To the disapproval of many academics and State Department officials, Mr. Reagan would call the Soviet Union an “evil empire” and exert pressure — diplomatic, political, military, ideological and, not least, economic — on a regime that was not as strong or stable as it looked to most observers, the CIA included.
On Dec. 25, 1991, three years after Reagan left office, the hammer-and-sickle flag that had flown over Moscow since early in the 20th century would be lowered for the final time.
In retrospect, it may appear that the defeat of communism was inevitable. More plausibly, it was the result of Reagan’s revival of national strength and purpose — combined with solid research, analysis and, above all, strategic planning.
Many Americans and Europeans disapproved of the project.

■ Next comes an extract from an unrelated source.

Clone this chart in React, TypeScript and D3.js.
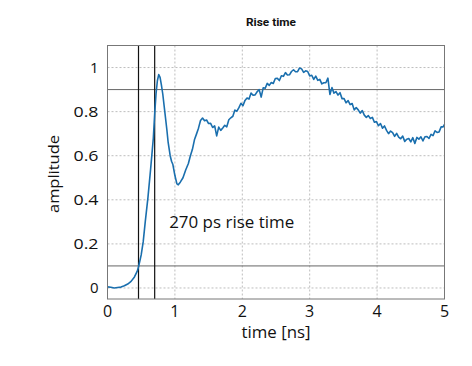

They believed the Soviets had a thing or two to teach us about social justice and they looked forward to communism and capitalism “converging.” Such people are with us still.
“The future is unknowable,” Churchill recognized, “but the past should give us hope.” Islamic radicalism and the terrorism it inspires can be defeated — though eradication, at least in the near-term, may be too ambitious a goal. We should not imagine that the process will be quick or easy.
A global revolution is underway. It threatens free nations. It is led by true believers — Sunni and Shia alike — who nurture ancient resentments and exhibit a formidable “will to power.” They have a strategy and they are prepared to fight a long war. Not until the same can be said of us will it be possible to defeat them.